Wednesday, 17 August 2016

Two Faked up Antiquities (Digitally) Dissected


The effects of the no-questions-asked approach to antiquities, an object bought by the Chicago art museum in 1898 was totally faked up (as a relief) by the art market from a fragment of a Hadriaic bust. Ray Johnson spotted the other half, totally faked up in the collection of the Museo Nazionale Romano in Rome’s Palazzo Altemps. This sculpture in Rome had been restored with a new face at some point in its history (as noted in 1756, by Johann Joachim Winckelmann).

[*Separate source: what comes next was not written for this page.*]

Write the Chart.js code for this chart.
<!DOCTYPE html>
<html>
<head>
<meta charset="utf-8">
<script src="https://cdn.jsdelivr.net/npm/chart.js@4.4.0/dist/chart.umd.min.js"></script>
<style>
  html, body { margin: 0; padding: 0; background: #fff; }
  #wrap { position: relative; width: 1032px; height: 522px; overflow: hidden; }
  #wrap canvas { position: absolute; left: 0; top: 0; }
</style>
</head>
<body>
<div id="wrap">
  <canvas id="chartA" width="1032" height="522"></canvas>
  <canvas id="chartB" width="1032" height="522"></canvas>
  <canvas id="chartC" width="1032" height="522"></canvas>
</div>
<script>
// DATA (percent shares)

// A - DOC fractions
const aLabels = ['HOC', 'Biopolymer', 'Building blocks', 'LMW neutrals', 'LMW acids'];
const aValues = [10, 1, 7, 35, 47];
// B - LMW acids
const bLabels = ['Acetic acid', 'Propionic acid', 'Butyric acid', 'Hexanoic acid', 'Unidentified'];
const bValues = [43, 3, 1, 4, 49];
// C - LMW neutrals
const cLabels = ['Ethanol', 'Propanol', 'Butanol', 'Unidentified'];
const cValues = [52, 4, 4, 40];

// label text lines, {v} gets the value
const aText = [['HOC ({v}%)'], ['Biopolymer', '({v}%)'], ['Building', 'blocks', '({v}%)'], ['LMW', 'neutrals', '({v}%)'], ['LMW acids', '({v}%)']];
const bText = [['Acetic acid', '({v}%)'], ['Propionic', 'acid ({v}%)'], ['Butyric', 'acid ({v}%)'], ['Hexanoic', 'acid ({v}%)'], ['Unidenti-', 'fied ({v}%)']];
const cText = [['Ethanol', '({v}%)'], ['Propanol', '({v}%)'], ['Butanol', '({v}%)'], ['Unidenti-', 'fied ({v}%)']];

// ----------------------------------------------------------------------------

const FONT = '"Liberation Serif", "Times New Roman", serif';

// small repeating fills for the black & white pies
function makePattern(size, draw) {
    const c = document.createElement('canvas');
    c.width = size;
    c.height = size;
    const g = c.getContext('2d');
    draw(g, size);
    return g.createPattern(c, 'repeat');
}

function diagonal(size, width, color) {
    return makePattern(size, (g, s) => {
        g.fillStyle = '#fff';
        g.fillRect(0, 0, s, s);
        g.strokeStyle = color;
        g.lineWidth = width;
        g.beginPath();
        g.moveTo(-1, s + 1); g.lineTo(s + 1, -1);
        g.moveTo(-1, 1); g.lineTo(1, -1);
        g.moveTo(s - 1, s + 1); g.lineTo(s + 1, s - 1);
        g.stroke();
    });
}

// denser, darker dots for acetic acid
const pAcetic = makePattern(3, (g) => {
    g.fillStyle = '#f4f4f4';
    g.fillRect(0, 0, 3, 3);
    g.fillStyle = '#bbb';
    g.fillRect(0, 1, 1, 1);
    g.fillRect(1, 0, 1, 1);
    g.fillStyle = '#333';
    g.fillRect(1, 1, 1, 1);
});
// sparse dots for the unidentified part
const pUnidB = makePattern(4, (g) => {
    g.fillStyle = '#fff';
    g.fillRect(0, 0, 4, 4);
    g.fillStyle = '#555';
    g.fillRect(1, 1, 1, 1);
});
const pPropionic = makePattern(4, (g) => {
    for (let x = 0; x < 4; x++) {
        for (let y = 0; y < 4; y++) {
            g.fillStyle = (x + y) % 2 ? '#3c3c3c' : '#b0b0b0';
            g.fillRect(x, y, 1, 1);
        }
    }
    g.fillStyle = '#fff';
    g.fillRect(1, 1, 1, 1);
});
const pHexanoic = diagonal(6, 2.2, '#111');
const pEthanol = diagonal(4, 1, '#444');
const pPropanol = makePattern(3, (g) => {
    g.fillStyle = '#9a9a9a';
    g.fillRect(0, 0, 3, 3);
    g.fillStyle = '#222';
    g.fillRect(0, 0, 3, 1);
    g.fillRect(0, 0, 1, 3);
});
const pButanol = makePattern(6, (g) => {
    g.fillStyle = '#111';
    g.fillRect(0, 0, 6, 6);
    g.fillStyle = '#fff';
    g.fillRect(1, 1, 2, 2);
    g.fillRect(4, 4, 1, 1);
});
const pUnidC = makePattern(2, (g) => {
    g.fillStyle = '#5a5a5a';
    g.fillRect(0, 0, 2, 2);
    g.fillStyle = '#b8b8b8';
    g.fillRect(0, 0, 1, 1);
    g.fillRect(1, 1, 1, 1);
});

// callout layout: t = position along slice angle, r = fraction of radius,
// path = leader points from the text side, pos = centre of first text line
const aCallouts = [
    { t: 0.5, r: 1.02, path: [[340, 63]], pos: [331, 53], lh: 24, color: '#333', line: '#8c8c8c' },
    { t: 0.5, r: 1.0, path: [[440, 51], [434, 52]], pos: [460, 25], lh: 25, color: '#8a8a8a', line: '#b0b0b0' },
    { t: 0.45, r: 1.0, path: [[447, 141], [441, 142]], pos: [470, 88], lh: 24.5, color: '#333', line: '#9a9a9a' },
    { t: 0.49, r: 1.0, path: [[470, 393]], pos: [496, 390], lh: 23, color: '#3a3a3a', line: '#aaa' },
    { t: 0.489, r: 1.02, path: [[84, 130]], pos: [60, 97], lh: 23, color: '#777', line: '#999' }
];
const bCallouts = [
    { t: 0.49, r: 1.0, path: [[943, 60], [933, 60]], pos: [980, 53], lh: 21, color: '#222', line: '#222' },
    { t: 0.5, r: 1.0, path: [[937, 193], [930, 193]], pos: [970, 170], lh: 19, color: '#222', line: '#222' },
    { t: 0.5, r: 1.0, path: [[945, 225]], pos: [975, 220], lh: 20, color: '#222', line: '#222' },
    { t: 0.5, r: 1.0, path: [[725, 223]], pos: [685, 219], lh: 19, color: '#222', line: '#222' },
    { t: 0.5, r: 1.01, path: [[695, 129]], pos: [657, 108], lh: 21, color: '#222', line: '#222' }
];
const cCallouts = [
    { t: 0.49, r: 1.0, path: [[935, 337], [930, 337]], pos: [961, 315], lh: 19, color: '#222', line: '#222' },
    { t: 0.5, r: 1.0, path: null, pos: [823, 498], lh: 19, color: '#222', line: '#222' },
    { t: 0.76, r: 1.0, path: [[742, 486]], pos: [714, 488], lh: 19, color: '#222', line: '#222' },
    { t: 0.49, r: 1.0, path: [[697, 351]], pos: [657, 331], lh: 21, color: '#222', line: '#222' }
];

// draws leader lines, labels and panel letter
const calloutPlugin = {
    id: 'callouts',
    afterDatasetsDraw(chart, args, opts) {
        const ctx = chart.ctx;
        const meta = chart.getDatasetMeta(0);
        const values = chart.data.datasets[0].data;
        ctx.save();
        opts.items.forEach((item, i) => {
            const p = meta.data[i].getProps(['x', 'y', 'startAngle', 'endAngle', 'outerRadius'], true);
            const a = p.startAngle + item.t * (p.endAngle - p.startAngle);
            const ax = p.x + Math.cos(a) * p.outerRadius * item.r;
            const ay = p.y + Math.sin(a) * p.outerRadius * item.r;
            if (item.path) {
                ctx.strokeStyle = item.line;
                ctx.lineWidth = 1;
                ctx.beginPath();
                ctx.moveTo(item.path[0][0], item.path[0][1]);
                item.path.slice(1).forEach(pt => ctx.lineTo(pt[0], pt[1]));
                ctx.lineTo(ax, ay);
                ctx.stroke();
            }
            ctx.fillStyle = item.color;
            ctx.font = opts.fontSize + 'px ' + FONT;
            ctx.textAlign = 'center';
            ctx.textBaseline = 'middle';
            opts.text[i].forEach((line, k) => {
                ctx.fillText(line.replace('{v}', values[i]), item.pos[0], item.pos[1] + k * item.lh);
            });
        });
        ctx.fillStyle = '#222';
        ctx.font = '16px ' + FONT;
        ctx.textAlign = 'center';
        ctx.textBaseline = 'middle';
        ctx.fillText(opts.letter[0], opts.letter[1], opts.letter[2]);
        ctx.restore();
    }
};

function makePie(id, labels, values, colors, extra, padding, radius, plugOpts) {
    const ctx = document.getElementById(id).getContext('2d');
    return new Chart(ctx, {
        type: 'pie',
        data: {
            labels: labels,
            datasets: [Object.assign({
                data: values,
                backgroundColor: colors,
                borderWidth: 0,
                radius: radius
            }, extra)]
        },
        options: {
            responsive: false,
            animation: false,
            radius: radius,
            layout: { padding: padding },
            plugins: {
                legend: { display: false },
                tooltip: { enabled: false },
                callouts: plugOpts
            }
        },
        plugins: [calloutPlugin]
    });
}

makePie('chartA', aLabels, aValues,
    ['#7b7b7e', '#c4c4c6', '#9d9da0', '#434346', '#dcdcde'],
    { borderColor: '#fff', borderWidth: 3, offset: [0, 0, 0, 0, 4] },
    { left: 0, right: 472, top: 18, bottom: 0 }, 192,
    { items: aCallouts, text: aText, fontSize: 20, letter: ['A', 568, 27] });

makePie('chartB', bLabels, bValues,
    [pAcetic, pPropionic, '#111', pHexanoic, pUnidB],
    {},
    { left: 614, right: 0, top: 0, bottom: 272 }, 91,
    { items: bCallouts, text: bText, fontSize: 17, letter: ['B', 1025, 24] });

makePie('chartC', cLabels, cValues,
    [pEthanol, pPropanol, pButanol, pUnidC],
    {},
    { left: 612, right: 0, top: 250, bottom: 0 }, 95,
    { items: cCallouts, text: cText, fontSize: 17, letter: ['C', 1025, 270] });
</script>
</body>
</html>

Both are of unknown provenance.

There is a video explaining in rather dumbdown terms (if you know your ancient history a bit better than the film assumes, you can safely skip the bit from here to here.) how they sorted out the mess produced by the less salubrious dealings of the art market. of the Grand Tour period.

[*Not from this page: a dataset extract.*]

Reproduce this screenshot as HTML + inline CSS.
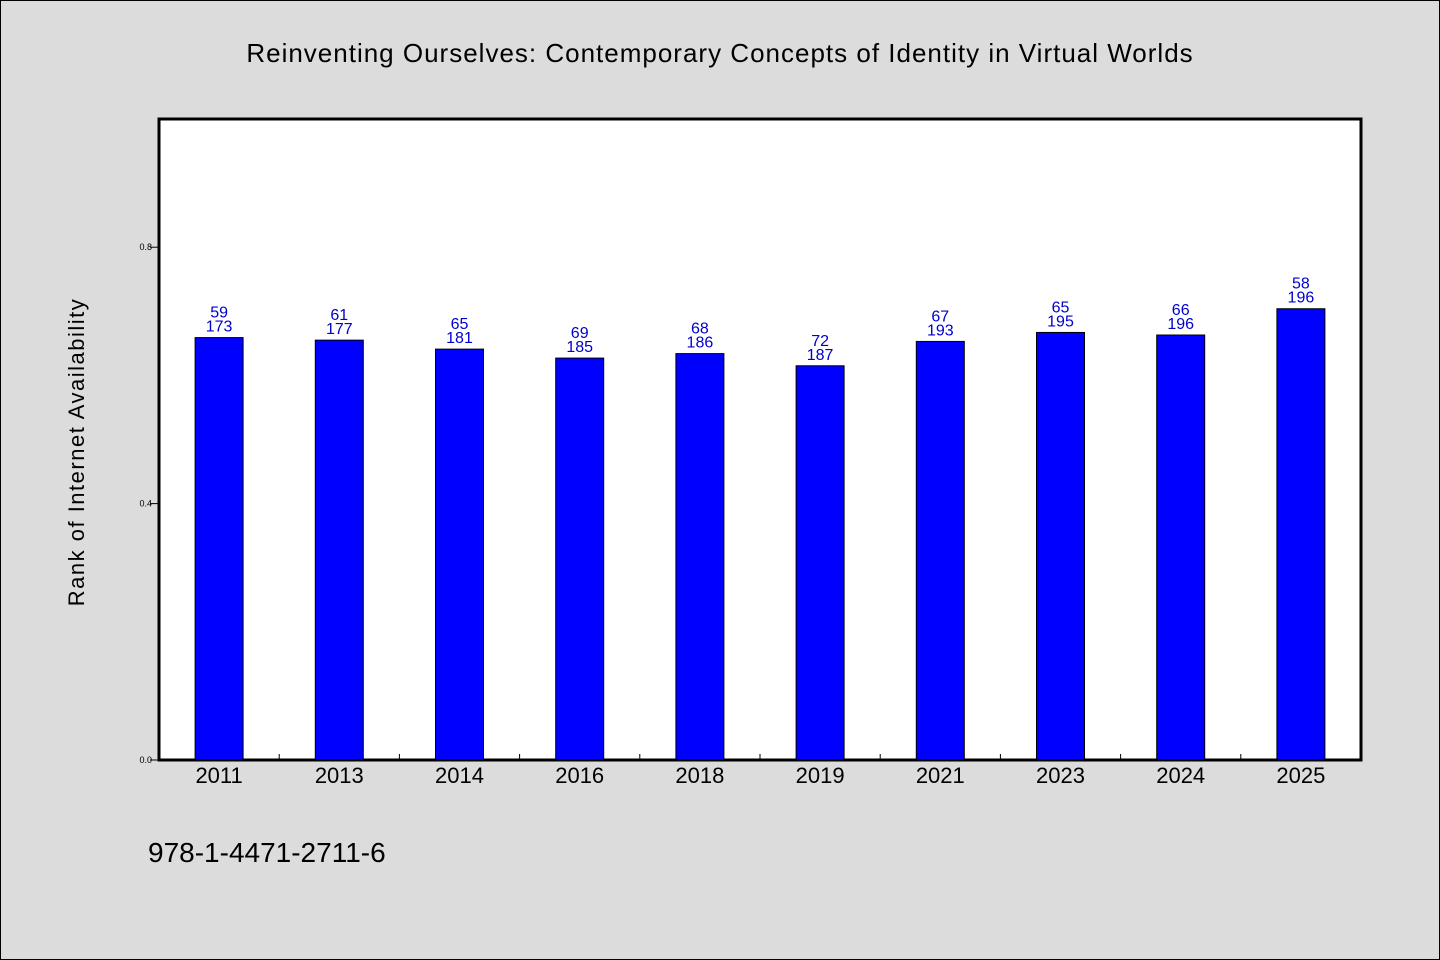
<!DOCTYPE html>
<html><head><meta charset="utf-8"><style>
html,body{margin:0;padding:0;background:#dcdcdc}
svg{display:block}
text{font-family:"WenQuanYi Zen Hei","Liberation Sans",sans-serif}
</style></head><body>
<svg id="chart" width="1440" height="960" xmlns="http://www.w3.org/2000/svg">
<rect x="0.5" y="0.5" width="1439" height="959" fill="#dcdcdc" stroke="#000"/>
<text x="720" y="62" font-size="26" text-anchor="middle" fill="#000" letter-spacing="1">Reinventing Ourselves: Contemporary Concepts of Identity in Virtual Worlds</text>
<rect x="159" y="119" width="1202" height="641" fill="#fff" stroke="#000" stroke-width="3"/>
<text transform="translate(84,452) rotate(-90)" font-size="22" text-anchor="middle" letter-spacing="1.5">Rank of Internet Availability</text>
<text x="148" y="862" font-size="28">978-1-4471-2711-6</text>
<g id="marks"></g>
</svg>
<script>
const categories = ["2011","2013","2014","2016","2018","2019","2021","2023","2024","2025"];
const values = [0.659,0.655,0.641,0.627,0.634,0.615,0.653,0.667,0.663,0.704];
const rankLabels = ["59","61","65","69","68","72","67","65","66","58"];
const totalLabels = ["173","177","181","185","186","187","193","195","196","196"];
const yTicks = [0.0,0.4,0.8];
const yTickLabels = ["0.0","0.4","0.8"];

const X0=159,X1=1361,Y0=760,Y1=119;
const band=(X1-X0)/categories.length;
const xC=i=>X0+band*(i+0.5);
const yS=v=>Y0-(v-0)/(1-0)*(Y0-Y1);
const NS="http://www.w3.org/2000/svg";
const g=document.getElementById('marks');
function mk(tag,attrs,txt){const e=document.createElementNS(NS,tag);for(const k in attrs)e.setAttribute(k,attrs[k]);if(txt!=null)e.textContent=txt;g.appendChild(e);return e;}

yTicks.forEach((t,i)=>{
  const y=yS(t);
  const l=mk('line',{x1:X0-9,x2:X0,y1:y,y2:y,stroke:'#000','stroke-width':1});
  
  
  const tx=mk('text',{x:X0-7,y:y+3,'font-size':9,'text-anchor':'end'},yTickLabels[i]);
  
  
});
for(let i=1;i<categories.length;i++){
  const x=X0+band*i;
  const l=mk('line',{x1:x,x2:x,y1:Y0,y2:Y0-6,stroke:'#000','stroke-width':1});
  
  
}
categories.forEach((c,i)=>{
  const cx=xC(i),w=48,y=yS(values[i]);
  const r=mk('rect',{x:cx-w/2,y:y,width:w,height:Y0-y,fill:'#0000ff',stroke:'#000','stroke-width':1});
  
  
  const t1=mk('text',{x:cx,y:y-20,'font-size':16,'text-anchor':'middle',fill:'#0000cc'},rankLabels[i]);
  
  
  const t2=mk('text',{x:cx,y:y-6,'font-size':16,'text-anchor':'middle',fill:'#0000cc'},totalLabels[i]);
  
  
  const xl=mk('text',{x:cx,y:783,'font-size':22,'text-anchor':'middle'},c);
  
  
});
</script>
</body></html>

posted on You Tube by The Art Institute of Chicago

Note how brutally the restorers cut the piece about.The 'art market' is not much better in itys dealings with the objects it claims to protect today - which are still divorced from the information about their collecting histories. The film says that the "antiquities collections are not dead collections", which is pretty ridiculous when it is precisely the antiquities collecting which has been killing the information content of items like this. Where was it found, in what kind of context was this item used and displayed, by whom and why? Was this private art or public art" What happened to it after the decline of the Antonine dynasty? Since it was collected in an 'ungrounded' form, we will have no chance of ever knowing.

2 comments:

David Knell said...

I found the single word "killing" isolated at the end of your post slightly disturbing, Paul. Was that a reference to what the art trade does to archaeology or something more sinister? :)

Paul Barford said...

Subliminal, David. My inner demons? Either that, or a word went astray in my little editing window. Gone now.